### Supplied information

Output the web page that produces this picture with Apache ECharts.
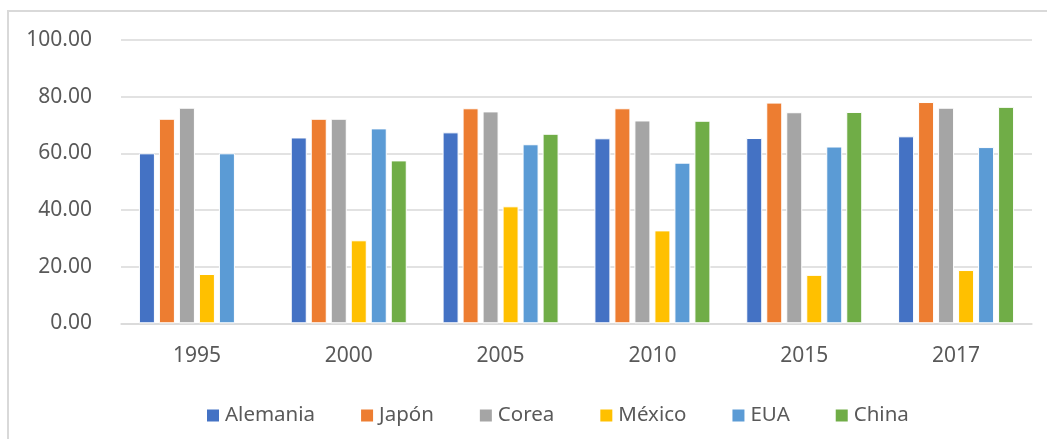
<!DOCTYPE html>
<html>
<head>
<meta charset="utf-8">
<script src="https://cdn.jsdelivr.net/npm/echarts@6/dist/echarts.min.js"></script>
<style>
html,body{margin:0;padding:0;background:#fff;}
#chart{width:1047px;height:439px;}
</style>
</head>
<body>
<div id="chart"></div>
<script>
const categories = ['1995','2000','2005','2010','2015','2017'];
const alemania = [60.0, 65.6, 67.4, 65.3, 65.4, 66.0];
const japon    = [72.2, 72.2, 75.9, 75.9, 77.9, 78.1];
const corea    = [76.1, 72.2, 74.8, 71.6, 74.5, 76.1];
const mexico   = [17.4, 29.3, 41.3, 32.8, 17.1, 18.8];
const eua      = [60.0, 68.8, 63.2, 56.7, 62.4, 62.2];
const china    = [null, 57.5, 66.9, 71.5, 74.6, 76.4];
const seriesNames = ['Alemania','Japón','Corea','México','EUA','China'];
const seriesData = [alemania, japon, corea, mexico, eua, china];
const colors = ['#4472C4','#ED7D31','#A5A5A5','#FFC000','#5B9BD5','#70AD47'];

const chart = echarts.init(document.getElementById('chart'));
const font = '"Noto Sans", "Open Sans", sans-serif';
chart.setOption({
  animation: false,
  backgroundColor: '#ffffff',
  color: colors,
  textStyle: { fontFamily: font },
  graphic: [{
    type: 'rect',
    shape: { x: 8, y: 11, width: 1100, height: 500 },
    style: { fill: 'none', stroke: '#d9d9d9', lineWidth: 2 },
    silent: true
  }],
  legend: {
    left: 205,
    top: 405,
    padding: 0,
    itemWidth: 14,
    itemHeight: 14,
    itemGap: 44,
    icon: 'rect',
    textStyle: { fontSize: 20.5, color: '#595959', fontFamily: font },
    data: seriesNames
  },
  grid: { left: 121, right: 15, top: 40, bottom: 115.7, containLabel: false },
  xAxis: {
    type: 'category',
    data: categories,
    axisLine: { lineStyle: { color: '#d9d9d9', width: 1.5 } },
    axisTick: { show: false },
    axisLabel: { fontSize: 21, color: '#595959', margin: 22, fontFamily: font }
  },
  yAxis: {
    type: 'value',
    min: 0, max: 100, interval: 20,
    axisLine: { show: false },
    axisTick: { show: false },
    splitLine: { lineStyle: { color: '#d9d9d9', width: 1.5 } },
    axisLabel: { fontSize: 21, color: '#595959', margin: 29, fontFamily: font,
      formatter: v => v.toFixed(2) }
  },
  series: seriesNames.map((n, i) => ({
    name: n,
    type: 'bar',
    data: seriesData[i],
    barWidth: 16,
    barGap: '25%',
    itemStyle: { color: colors[i], borderColor: '#ffffff', borderWidth: 1 }
  }))
});
</script>
</body>
</html>
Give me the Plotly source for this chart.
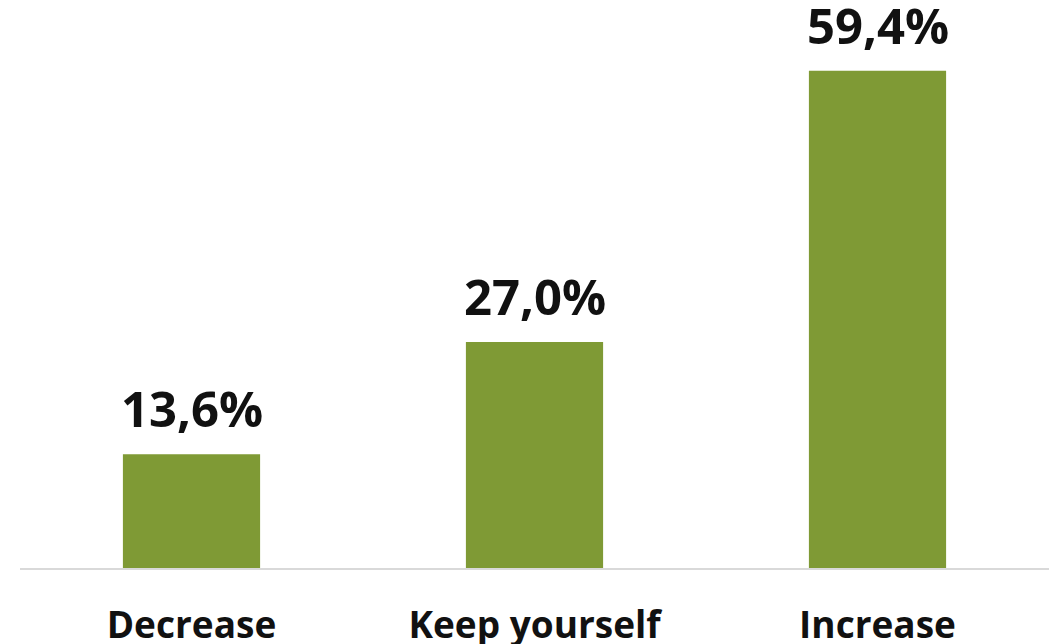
import plotly.graph_objects as go

categories = ["Decrease", "Keep yourself", "Increase"]
values = [13.6, 27.0, 59.4]
labels = ["13,6%", "27,0%", "59,4%"]

fig = go.Figure(go.Bar(
    x=categories, y=values,
    marker=dict(color="#7F9A35", line=dict(width=0)),
    width=0.4,
))
for c, v, t in zip(categories, values, labels):
    fig.add_annotation(x=c, y=v, text=t, showarrow=False, yanchor="bottom",
                       yshift=11,
                       font=dict(family="Open Sans", size=49, color="#111111", weight="bold"))
fig.update_layout(
    width=1049, height=644,
    margin=dict(l=20, r=0, t=0, b=76, autoexpand=False),
    plot_bgcolor="white", paper_bgcolor="white",
    showlegend=False,
    xaxis=dict(showline=True, linecolor="#d9d9d9", linewidth=2, ticks="",
               tickfont=dict(family="Open Sans", size=37, color="#111111", weight="bold"),
               ticklabelstandoff=24, automargin=False,
               showgrid=False),
    yaxis=dict(range=[0, 67.86], visible=False, showgrid=False, automargin=False),
)
fig.write_html("out.html", config={"displayModeBar": False},
               post_script="document.body.style.margin='0';document.body.style.overflow='hidden';")
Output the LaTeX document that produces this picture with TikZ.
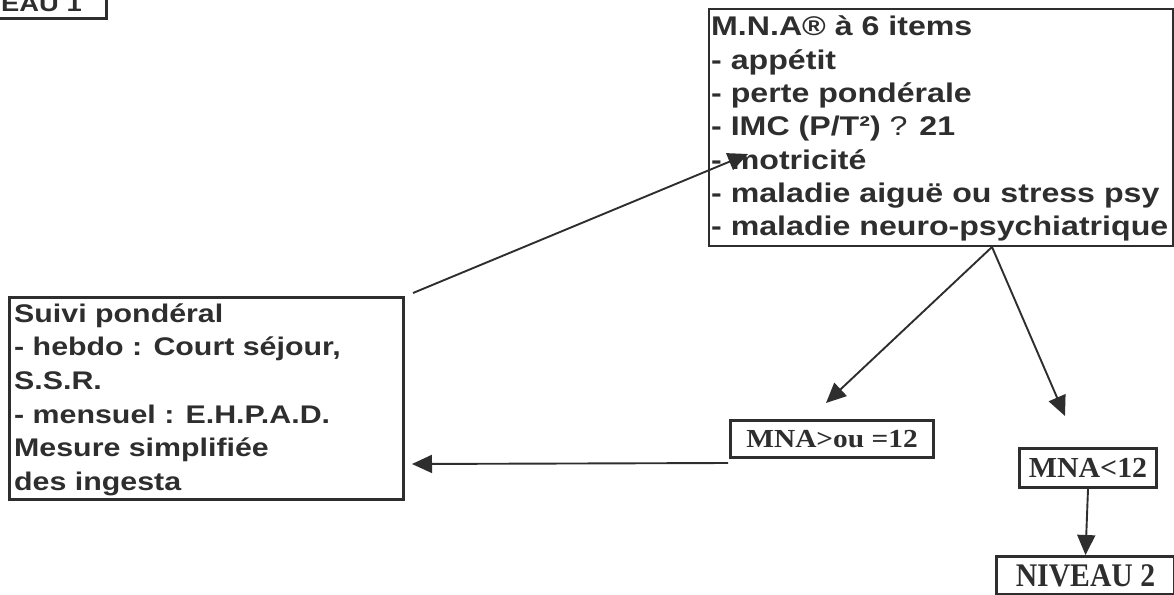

######

> _Instruction_:
Quote the data above in full, leaving out the pictures it holds.

> _Written response_:
Output the web page that produces this picture with Apache ECharts.
<!DOCTYPE html>
<html>
<head>
<meta charset="utf-8">
<script src="https://cdn.jsdelivr.net/npm/echarts@6/dist/echarts.min.js"></script>
<style>
html,body{margin:0;padding:0;background:#fff;}
#chart{width:1047px;height:439px;}
</style>
</head>
<body>
<div id="chart"></div>
<script>
const categories = ['1995','2000','2005','2010','2015','2017'];
const alemania = [60.0, 65.6, 67.4, 65.3, 65.4, 66.0];
const japon    = [72.2, 72.2, 75.9, 75.9, 77.9, 78.1];
const corea    = [76.1, 72.2, 74.8, 71.6, 74.5, 76.1];
const mexico   = [17.4, 29.3, 41.3, 32.8, 17.1, 18.8];
const eua      = [60.0, 68.8, 63.2, 56.7, 62.4, 62.2];
const china    = [null, 57.5, 66.9, 71.5, 74.6, 76.4];
const seriesNames = ['Alemania','Japón','Corea','México','EUA','China'];
const seriesData = [alemania, japon, corea, mexico, eua, china];
const colors = ['#4472C4','#ED7D31','#A5A5A5','#FFC000','#5B9BD5','#70AD47'];

const chart = echarts.init(document.getElementById('chart'));
const font = '"Noto Sans", "Open Sans", sans-serif';
chart.setOption({
  animation: false,
  backgroundColor: '#ffffff',
  color: colors,
  textStyle: { fontFamily: font },
  graphic: [{
    type: 'rect',
    shape: { x: 8, y: 11, width: 1100, height: 500 },
    style: { fill: 'none', stroke: '#d9d9d9', lineWidth: 2 },
    silent: true
  }],
  legend: {
    left: 205,
    top: 405,
    padding: 0,
    itemWidth: 14,
    itemHeight: 14,
    itemGap: 44,
    icon: 'rect',
    textStyle: { fontSize: 20.5, color: '#595959', fontFamily: font },
    data: seriesNames
  },
  grid: { left: 121, right: 15, top: 40, bottom: 115.7, containLabel: false },
  xAxis: {
    type: 'category',
    data: categories,
    axisLine: { lineStyle: { color: '#d9d9d9', width: 1.5 } },
    axisTick: { show: false },
    axisLabel: { fontSize: 21, color: '#595959', margin: 22, fontFamily: font }
  },
  yAxis: {
    type: 'value',
    min: 0, max: 100, interval: 20,
    axisLine: { show: false },
    axisTick: { show: false },
    splitLine: { lineStyle: { color: '#d9d9d9', width: 1.5 } },
    axisLabel: { fontSize: 21, color: '#595959', margin: 29, fontFamily: font,
      formatter: v => v.toFixed(2) }
  },
  series: seriesNames.map((n, i) => ({
    name: n,
    type: 'bar',
    data: seriesData[i],
    barWidth: 16,
    barGap: '25%',
    itemStyle: { color: colors[i], borderColor: '#ffffff', borderWidth: 1 }
  }))
});
</script>
</body>
</html>
Give me the Plotly source for this chart.
import plotly.graph_objects as go

categories = ["Decrease", "Keep yourself", "Increase"]
values = [13.6, 27.0, 59.4]
labels = ["13,6%", "27,0%", "59,4%"]

fig = go.Figure(go.Bar(
    x=categories, y=values,
    marker=dict(color="#7F9A35", line=dict(width=0)),
    width=0.4,
))
for c, v, t in zip(categories, values, labels):
    fig.add_annotation(x=c, y=v, text=t, showarrow=False, yanchor="bottom",
                       yshift=11,
                       font=dict(family="Open Sans", size=49, color="#111111", weight="bold"))
fig.update_layout(
    width=1049, height=644,
    margin=dict(l=20, r=0, t=0, b=76, autoexpand=False),
    plot_bgcolor="white", paper_bgcolor="white",
    showlegend=False,
    xaxis=dict(showline=True, linecolor="#d9d9d9", linewidth=2, ticks="",
               tickfont=dict(family="Open Sans", size=37, color="#111111", weight="bold"),
               ticklabelstandoff=24, automargin=False,
               showgrid=False),
    yaxis=dict(range=[0, 67.86], visible=False, showgrid=False, automargin=False),
)
fig.write_html("out.html", config={"displayModeBar": False},
               post_script="document.body.style.margin='0';document.body.style.overflow='hidden';")
Output the LaTeX document that produces this picture with TikZ.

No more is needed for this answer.